Gushu

Laobanzhang

For lovers of bold yet complex sheng.

A young gushu from trees a century old, it contends the elevated reputation of the older trees of Laobanzhang. An avid connoisseur may know the sheng pu'er from this area for its complexity and power, containing a force to be reckoned with. This tea may be young, but is no different: an overpowering cha qi takes shape from the third or fourth brew on, a surprising antipode to its gentle flavor profile of soybean, jackfruit in its distinctive musk, and white chocolate in its waxy body. For a less potent punch, we found that flash brewing this tea with a pinch fewer leaves than recommended brings out the more delicate aromas and smoothness.

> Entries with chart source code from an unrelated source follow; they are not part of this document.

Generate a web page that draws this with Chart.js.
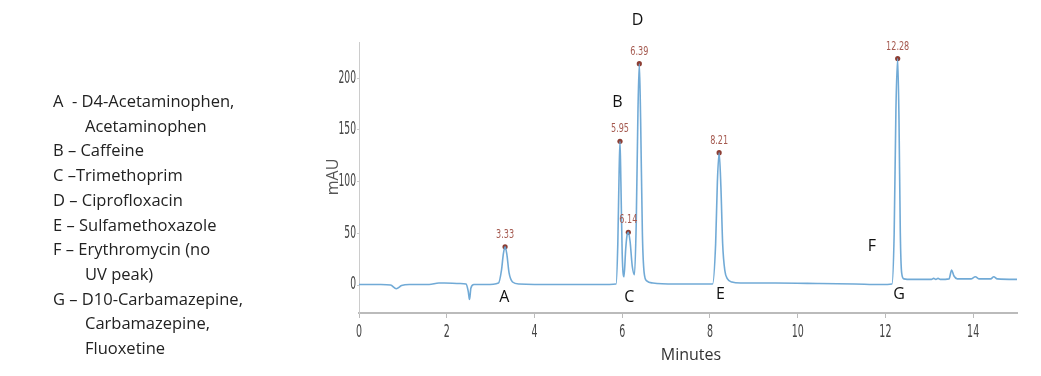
<!DOCTYPE html>
<html>
<head>
  <meta charset="utf-8">
  <title>Chromatogram with Chart.js</title>
  <script src="https://cdn.jsdelivr.net/npm/chart.js"></script>
  <style>
    body { margin: 0; background: #fff; }
    #wrap { position: relative; width: 1041px; height: 376px; }
    #key { position: absolute; left: 53px; top: 89px; font-family: "Open Sans", Lato, sans-serif; font-size: 16.5px; color: #222; line-height: 24.7px; white-space: pre; }
    #key .cont { padding-left: 32px; }
  </style>
</head>
<body>
  <div id="wrap">
    <canvas id="myChart"></canvas>
    <div id="key"></div>
  </div>

  <script>
    // retention time (min) and absorbance (mAU)
    const times = [0, 0.5, 0.72, 0.85, 0.97, 1.15, 1.6, 1.82, 1.95, 2.3, 2.44, 2.49, 2.52, 2.55, 2.62, 2.9,
      3.18, 3.25, 3.29, 3.33, 3.37, 3.42, 3.5, 3.65, 4.5, 5.5, 5.86,
      5.9, 5.93, 5.95, 5.97, 6.0, 6.04, 6.08, 6.11, 6.14, 6.18, 6.23, 6.28, 6.32, 6.36, 6.39, 6.42, 6.46, 6.5, 6.56, 6.7, 7.2,
      8.06, 8.13, 8.17, 8.21, 8.25, 8.29, 8.34, 8.4, 8.5, 8.7, 9.5, 10.5, 11.3, 11.9, 12.15,
      12.2, 12.24, 12.28, 12.31, 12.34, 12.37, 12.42, 12.6, 13.05, 13.1, 13.15, 13.2, 13.25, 13.45,
      13.51, 13.56, 13.64, 13.95, 14.05, 14.14, 14.4, 14.47, 14.55, 15];
    const mau = [0.5, 0.5, 0, -3.5, -0.5, 0.5, 0.5, 2, 2, 1.5, 1, -6, -14, -3, 0.5, 0.5,
      2, 15, 30, 37, 30, 12, 3, 1, 0.5, 0.5, 1,
      40, 110, 139, 100, 30, 8, 35, 48, 51, 42, 18, 10, 60, 170, 214, 160, 50, 12, 4, 2, 1,
      1, 40, 100, 128, 95, 40, 14, 6, 3, 2, 2, 1.5, 1, 0.5, 1,
      50, 170, 219, 160, 50, 12, 6, 5.5, 5.5, 6.5, 5.5, 6.5, 5.5, 6,
      14.5, 9, 6, 6, 8, 6, 6, 8, 6, 5.5];

    const peakTimes = [3.33, 5.95, 6.14, 6.39, 8.21, 12.28];
    const peakHeights = [37, 139, 51, 214, 128, 219];
    const peakLabels = ['3.33', '5.95', '6.14', '6.39', '8.21', '12.28'];

    // compound letters placed at (time, mAU)
    const letters = ['A', 'B', 'C', 'D', 'E', 'F', 'G'];
    const letterTimes = [3.31, 5.89, 6.16, 6.35, 8.24, 11.69, 12.31];
    const letterValues = [-11.5, 177, -11.5, 256, -8.7, 37.7, -8.7];

    const xTicks = [0, 2, 4, 6, 8, 10, 12, 14];
    const yTicks = [0, 50, 100, 150, 200];

    const keyLines = [
      ['A  - D4-Acetaminophen,', false], ['Acetaminophen', true],
      ['B \u2013 Caffeine', false],
      ['C \u2013Trimethoprim', false],
      ['D \u2013 Ciprofloxacin', false],
      ['E \u2013 Sulfamethoxazole', false],
      ['F \u2013 Erythromycin (no', false], ['UV peak)', true],
      ['G \u2013 D10-Carbamazepine,', false], ['Carbamazepine,', true], ['Fluoxetine', true]
    ];

    const key = document.getElementById('key');
    keyLines.forEach(([txt, cont]) => {
      const d = document.createElement('div');
      d.textContent = txt;
      if (cont) d.className = 'cont';
      key.appendChild(d);
    });

    function narrowText(ctx, txt, x, y, sx, align) {
      ctx.save();
      ctx.translate(x, y);
      ctx.scale(sx, 1);
      ctx.textAlign = align;
      ctx.textBaseline = 'middle';
      ctx.fillText(txt, 0, 0);
      ctx.restore();
    }

    const extras = {
      id: 'extras',
      afterDraw(chart) {
        const ctx = chart.ctx;
        const x = chart.scales.x, y = chart.scales.y;
        ctx.save();
        // tick labels
        ctx.fillStyle = '#444';
        ctx.font = '17px "DejaVu Sans Condensed", "DejaVu Sans", sans-serif';
        xTicks.forEach(v => narrowText(ctx, String(v), x.getPixelForValue(v), y.bottom + 20, 0.62, 'center'));
        yTicks.forEach(v => narrowText(ctx, String(v), x.left - 3, y.getPixelForValue(v), 0.6, 'right'));

        // axis titles
        ctx.fillStyle = '#333';
        ctx.font = '16px "Open Sans", Lato, sans-serif';
        ctx.textAlign = 'center';
        ctx.textBaseline = 'middle';
        ctx.fillText('Minutes', 691, y.bottom + 42);
        ctx.save();
        ctx.translate(333, 177);
        ctx.rotate(-Math.PI / 2);
        ctx.fillStyle = '#555';
        ctx.font = '16px "Open Sans", Lato, sans-serif';
        ctx.fillText('mAU', 0, 0);
        ctx.restore();

        // peak time labels
        ctx.fillStyle = 'rgb(165,90,80)';
        ctx.font = '12px "DejaVu Sans Condensed", "DejaVu Sans", sans-serif';
        peakTimes.forEach((t, i) => {
          narrowText(ctx, peakLabels[i], x.getPixelForValue(t), y.getPixelForValue(peakHeights[i]) - 12, 0.75, 'center');
        });

        // compound letters
        ctx.fillStyle = '#111';
        ctx.font = '16px "Open Sans", Lato, sans-serif';
        ctx.textAlign = 'center';
        ctx.textBaseline = 'middle';
        letters.forEach((l, i) => {
          ctx.fillText(l, x.getPixelForValue(letterTimes[i]), y.getPixelForValue(letterValues[i]));
        });
        ctx.restore();
      }
    };

    const config = {
      type: 'line',
      data: {
        datasets: [
          {
            data: times.map((t, i) => ({ x: t, y: mau[i] })),
            borderColor: 'rgba(105,165,212,0.95)',
            borderWidth: 1.6,
            pointRadius: 0,
            fill: false,
            cubicInterpolationMode: 'monotone',
          },
          {
            data: peakTimes.map((t, i) => ({ x: t, y: peakHeights[i] })),
            showLine: false,
            pointRadius: 2.6,
            pointBackgroundColor: 'rgb(140,62,52)',
            pointBorderWidth: 0,
          },
        ],
      },
      options: {
        responsive: true,
        maintainAspectRatio: false,
        animation: false,
        layout: { padding: { left: 357, top: 42, right: 24, bottom: 58 } },
        scales: {
          x: {
            type: 'linear',
            min: 0,
            max: 15,
            ticks: { display: false, stepSize: 2, includeBounds: false },
            grid: { drawOnChartArea: false, drawTicks: true, tickLength: 5, color: '#bbb' },
            border: { color: '#bbb', width: 2 },
          },
          y: {
            min: -27,
            max: 235,
            ticks: { display: false, stepSize: 50, includeBounds: false },
            grid: { drawOnChartArea: false, drawTicks: true, tickLength: 2, color: '#ccc' },
            border: { color: '#ccc', width: 1 },
          },
        },
        plugins: {
          legend: { display: false },
          tooltip: { enabled: false },
        },
      },
      plugins: [extras],
    };

    new Chart(document.getElementById('myChart'), config);
  </script>
</body>
</html>
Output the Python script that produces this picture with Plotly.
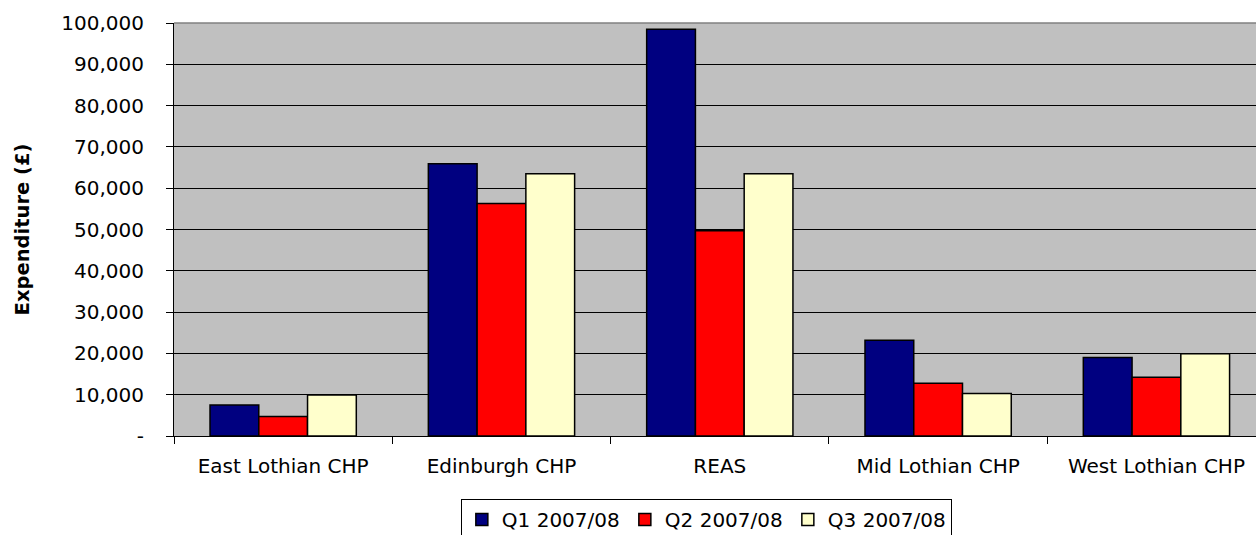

  • ORIGIN:  Laobanzhang, Menghai, Xishuangbanna, Yunnan, China
  • MEANING:  Old Banzhang (the old Banzhang village, as opposed to Xin Banzhang, the new village)
  • CULTIVAR:  Da Ye Zhong
  • HARVEST TIME:  Spring 2022
  • TASTE:  Dried soybean, jackfruit, white chocolate

Preparation

IN THE TEAPOT
  • Quantity: 6g / 500ml
  • Water temperature: 100°C
  • Infusion time: 4-5 min
GONGFU CHA METHOD
  • Quantity: 5g / 100ml
  • Water temperature: 100°C
  • Several short infusions

Start with few seconds. Increase the brewing time at each following infusion. Exception: If the leaves are pressed, make the first infusion longer than the second. For best results in gongfu cha, brew in a Yixing teapot.